Published on January 18, 2018

A review of The Black Swan: The Impact of the Highly Improbable

Why is is that we would be shocked to find someone 55 feet tall, but we routinely hear of people making $5.6 million a year or more and think nothing of it? The former represents an individual only 10 times the average height, while the latter has a salary 100 times the average household income in the US. As Nassim Taleb explains in The Black Swan, these two quantities comes from fundamentally different realms. The first is generated by the natural world, what Taleb refers to as Mediocristan, while the second is a product of the recent technological world created by humans, Extremistan.

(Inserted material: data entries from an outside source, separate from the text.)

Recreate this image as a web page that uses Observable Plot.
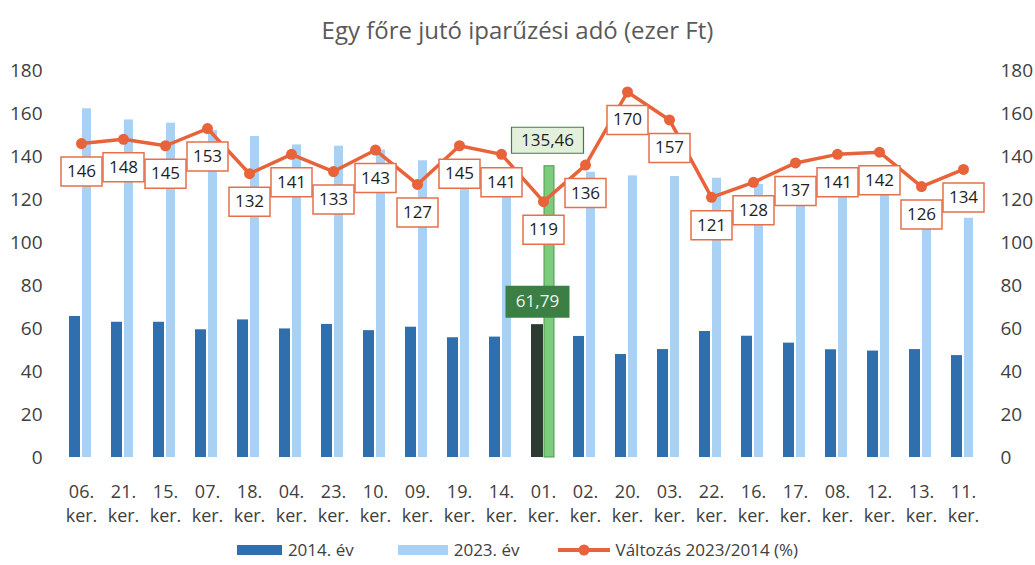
<!DOCTYPE html>
<html><head><meta charset="utf-8">
<script src="https://cdn.jsdelivr.net/npm/d3@7"></script>
<script src="https://cdn.jsdelivr.net/npm/@observablehq/plot@0.6"></script>
<style>
html,body{margin:0;padding:0;background:#fff;overflow:hidden;font-family:"Open Sans",sans-serif;}
#title{height:50px;box-sizing:border-box;padding-top:14px;text-align:center;font-size:24px;line-height:32px;color:#595959;}
#legend{height:45px;box-sizing:border-box;padding-top:15px;display:flex;justify-content:center;align-items:center;font-size:17px;color:#404040;line-height:30px;}
#legend .item{display:flex;align-items:center;}
#legend svg{margin-right:6px;}
</style></head><body>
<div id="title">Egy főre jutó iparűzési adó (ezer Ft)</div>
<div id="chart"></div>
<div id="legend">
  <span class="item" style="margin-right:44px"><svg width="45" height="10"><rect width="45" height="10" fill="#2f6fad"/></svg>2014. év</span>
  <span class="item" style="margin-right:38px"><svg width="50" height="10"><rect width="50" height="10" fill="#a9d1f4"/></svg>2023. év</span>
  <span class="item"><svg width="52" height="14"><line x1="0" y1="7" x2="52" y2="7" stroke="#e8623a" stroke-width="4"/><circle cx="26" cy="7" r="5.5" fill="#e8623a"/></svg>Változás 2023/2014 (%)</span>
</div>
<script>
const districts = ["06.","21.","15.","07.","18.","04.","23.","10.","09.","19.","14.","01.","02.","20.","03.","22.","16.","17.","08.","12.","13.","11."];
const v2014 = [65.6,62.9,62.9,59.4,64.0,59.8,61.9,59.0,60.6,55.7,56.0,61.79,56.3,47.9,50.2,58.6,56.4,53.2,50.1,49.5,50.2,47.4];
const v2023 = [162.2,157.0,155.5,152.0,149.3,145.4,144.8,143.0,138.0,137.0,133.0,135.46,132.7,131.0,130.7,129.9,127.0,125.0,124.0,123.0,112.0,111.3];
const change = [146,148,145,153,132,141,133,143,127,145,141,119,136,170,157,121,128,137,141,142,126,134];
const yTicks = [0,20,40,60,80,100,120,140,160,180];
const highlight = "01.";

const rows = districts.map((d,i)=>({district:d, v2014:v2014[i], v2023:v2023[i], change:change[i]}));
const hl = rows.filter(d=>d.district===highlight);
const rest = rows.filter(d=>d.district!==highlight);
const box = (w,h)=>({draw(ctx){ctx.rect(-w/2,-h/2,w,h);}});
const fmt = v => String(v).replace(".", ",");

const chart = Plot.plot({
  width:1035, height:470,
  marginLeft:59, marginRight:51, marginTop:20, marginBottom:63,
  x:{domain:districts, padding:0, label:null},
  y:{domain:[0,180], label:null},
  style:{fontFamily:"Open Sans, sans-serif", fontSize:"18px", color:"#404040", background:"white", overflow:"visible"},
  marks:[
    Plot.axisY({ticks:yTicks, tickSize:0, tickPadding:17, fontSize:19, label:null}),
    Plot.axisY({anchor:"right", ticks:yTicks, tickSize:0, tickPadding:16, fontSize:19, label:null}),
    Plot.axisX({tickSize:0, tickPadding:24, fontSize:18, lineHeight:1.3, tickFormat:d=>d+"\nker.", label:null}),
    Plot.barY(rest,{x:"district", y:"v2023", fill:"#a9d1f4", insetLeft:22, insetRight:11}),
    Plot.barY(hl,{x:"district", y:"v2023", fill:"#7dcb7d", stroke:"#4f9a4f", strokeWidth:1, insetLeft:22, insetRight:10}),
    Plot.barY(rest,{x:"district", y:"v2014", fill:"#2f6fad", insetLeft:9, insetRight:22}),
    Plot.barY(hl,{x:"district", y:"v2014", fill:"#2c3a31", insetLeft:9, insetRight:21}),
    Plot.line(rows,{x:"district", y:"change", stroke:"#e8623a", strokeWidth:3.5}),
    Plot.dot(rows,{x:"district", y:"change", r:5.5, fill:"#e8623a"}),
    Plot.dot(rows,{x:"district", y:"change", dy:28, symbol:box(41,29), fill:"white", stroke:"#e5704a", strokeWidth:1.5}),
    Plot.text(rows,{x:"district", y:"change", dy:28, text:d=>String(d.change), fontSize:17, fill:"#1e1e1e"}),
    Plot.dot(hl,{x:"district", y:"v2023", dx:4, dy:-26, symbol:box(72,26), fill:"#e3f1dc", stroke:"#3f7f46", strokeWidth:1.2}),
    Plot.text(hl,{x:"district", y:"v2023", dx:4, dy:-26, text:d=>fmt(d.v2023), fontSize:17, fill:"#1e1e1e"}),
    Plot.dot(hl,{x:"district", y:"v2014", dx:-6, dy:-23, symbol:box(64,32), fill:"#3b7f45"}),
    Plot.text(hl,{x:"district", y:"v2014", dx:-6, dy:-23, text:d=>fmt(d.v2014), fontSize:17, fill:"#eef5ee"})
  ]
});
document.getElementById("chart").appendChild(chart);
</script>
</body></html>
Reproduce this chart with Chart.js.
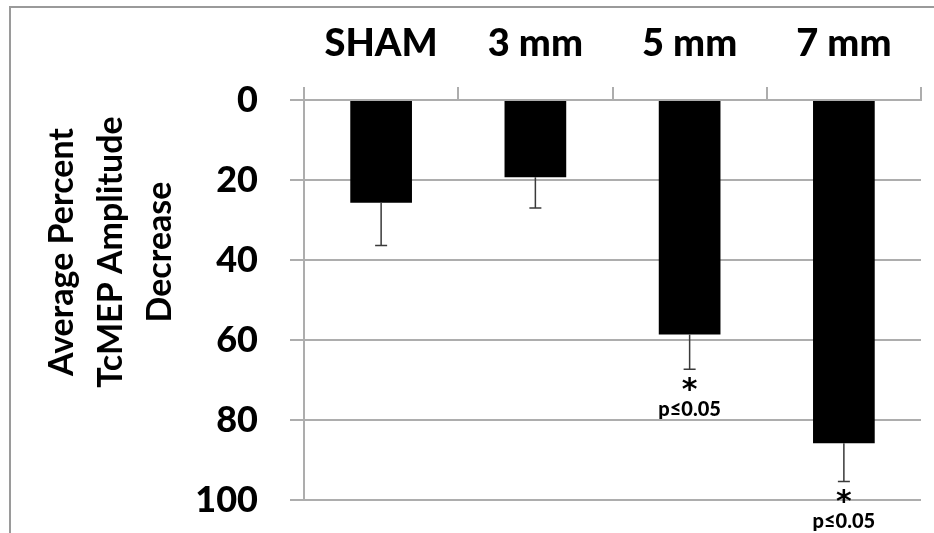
<!DOCTYPE html>
<html>
<head>
<meta charset="utf-8">
<script src="https://cdn.jsdelivr.net/npm/chart.js@4.4.1/dist/chart.umd.min.js"></script>
<style>
  html, body { margin: 0; padding: 0; background: #fff; }
  #wrap { width: 934px; height: 533px; position: relative; }
</style>
</head>
<body>
<div id="wrap"><canvas id="c" width="934" height="533"></canvas></div>
<script>
// ---- data ----
const categories = ['SHAM', '3 mm', '5 mm', '7 mm'];
const meanDecrease = [25.7, 19.3, 58.6, 85.8];
const errorSD = [10.7, 7.7, 8.7, 9.6];
const significanceMarks = ['', '', '*', '*'];
const pValueLabels = ['', '', 'p\u22640.05', 'p\u22640.05'];
const yTicks = [0, 20, 40, 60, 80, 100];
const yTitleLines = ['Average Percent', 'TcMEP Amplitude', 'Decrease'];

const gridColor = '#adadad';
const FONT = 'Lato, "Open Sans", sans-serif';

const framePlugin = {
  id: 'frame',
  beforeDraw(chart) {
    const ctx = chart.ctx;
    ctx.save();
    ctx.fillStyle = '#fff';
    ctx.fillRect(0, 0, chart.width, chart.height);
    ctx.strokeStyle = '#9a9a9a';
    ctx.lineWidth = 2;
    ctx.beginPath();
    ctx.moveTo(10, chart.height + 5);
    ctx.lineTo(10, 7);
    ctx.lineTo(chart.width + 5, 7);
    ctx.stroke();
    ctx.restore();
  }
};

const annotPlugin = {
  id: 'annot',
  afterDatasetsDraw(chart) {
    const ctx = chart.ctx;
    const xs = chart.scales.x, ys = chart.scales.y;
    ctx.save();
    ctx.strokeStyle = '#3a3a3a';
    ctx.lineWidth = 1.5;
    meanDecrease.forEach((v, i) => {
      const x = xs.getPixelForValue(i);
      const y0 = ys.getPixelForValue(v);
      const y1 = ys.getPixelForValue(v + errorSD[i]);
      ctx.beginPath();
      ctx.moveTo(x, y0);
      ctx.lineTo(x, y1);
      ctx.moveTo(x - 6, y1);
      ctx.lineTo(x + 6, y1);
      ctx.stroke();
      if (significanceMarks[i]) {
        ctx.fillStyle = '#000';
        ctx.textAlign = 'center';
        ctx.textBaseline = 'middle';
        ctx.font = 'bold 30px "DejaVu Sans", sans-serif';
        ctx.fillText(significanceMarks[i], x, y1 + 22);
        ctx.font = '900 20px ' + FONT;
        ctx.fillText(pValueLabels[i], x, y1 + 40);
      }
    });
    ctx.restore();
  },
  afterDraw(chart) {
    const ctx = chart.ctx;
    ctx.save();
    ctx.fillStyle = '#000';
    ctx.font = 'bold 34px ' + FONT;
    ctx.textAlign = 'center';
    ctx.textBaseline = 'middle';
    yTitleLines.forEach((t, i) => {
      ctx.save();
      ctx.translate(62 + i * 49, 252);
      ctx.rotate(-Math.PI / 2);
      ctx.fillText(t, 0, 0);
      ctx.restore();
    });
    ctx.restore();
  }
};

new Chart(document.getElementById('c'), {
  type: 'bar',
  data: {
    labels: categories,
    datasets: [{
      data: meanDecrease,
      backgroundColor: '#000',
      borderWidth: 0,
      barPercentage: 0.4,
      categoryPercentage: 1.0
    }]
  },
  options: {
    responsive: false,
    devicePixelRatio: 1,
    animation: false,
    layout: { padding: { left: 0, right: 13, top: 0, bottom: 33 } },
    plugins: { legend: { display: false }, tooltip: { enabled: false }, title: { display: false } },
    scales: {
      x: {
        position: 'top',
        grid: { offset: true, drawOnChartArea: false, drawTicks: true, tickLength: 13, color: gridColor, lineWidth: 2 },
        border: { display: true, color: gridColor, width: 2 },
        ticks: { font: { family: FONT, size: 38, weight: '900' }, color: '#000', padding: 20 },
        afterFit: s => { s.height = 100; }
      },
      y: {
        reverse: true,
        min: yTicks[0],
        max: yTicks[yTicks.length - 1],
        afterBuildTicks: s => { s.ticks = yTicks.map(v => ({ value: v })); },
        ticks: { font: { family: FONT, size: 36, weight: '900' }, color: '#000', padding: 32 },
        grid: { color: gridColor, lineWidth: 2, tickLength: 14 },
        border: { display: true, color: gridColor, width: 2 },
        afterFit: s => { s.width = 304; s.paddingTop = 0; s.paddingBottom = 0; }
      }
    }
  },
  plugins: [framePlugin, annotPlugin]
});
</script>
</body>
</html>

For nearly all of human history, we have occupied Mediocristan, where quantities are normally distributed with few values far from the average and no extreme values. Almost all phenomenon in nature behave in this manner: there are no animals that live for 10,000 years, no trees miles tall, and no humans that can run 100 miles per hour. It is only in the past century as a result of science and technological advances that we have constructed Extremistan, where outlying values such as Bill Gates’ net worth of $80 billion (about 300,000 times the average American net worth) or books sales of 500 million (the first Harry Potter) are entirely possible. These professions, computer software and creative fields, are examples of jobs that are infinitely scalable, that is, the amount of gain added does not scale linearly with the amount of effort put in. If J.K. Rowling writes a successful book that sells 10,000 copies, she does not have to put in 10 times as much effort to write a book that sells 100,000 copies. She can add another zero to the total sales with a minimal amount of effort. In contrast, traditional professions, such as baking scale linearly. In order for a baker to sell another loaf of bread, he has to bake another loaf and 10 times more sales means making 10 times as many loaves. As Taleb points out, if you want to become very wealthy, choose an infinitely scalable profession rather than a linearly scaling one where you are paid in direct proportion to the amount of hours worked.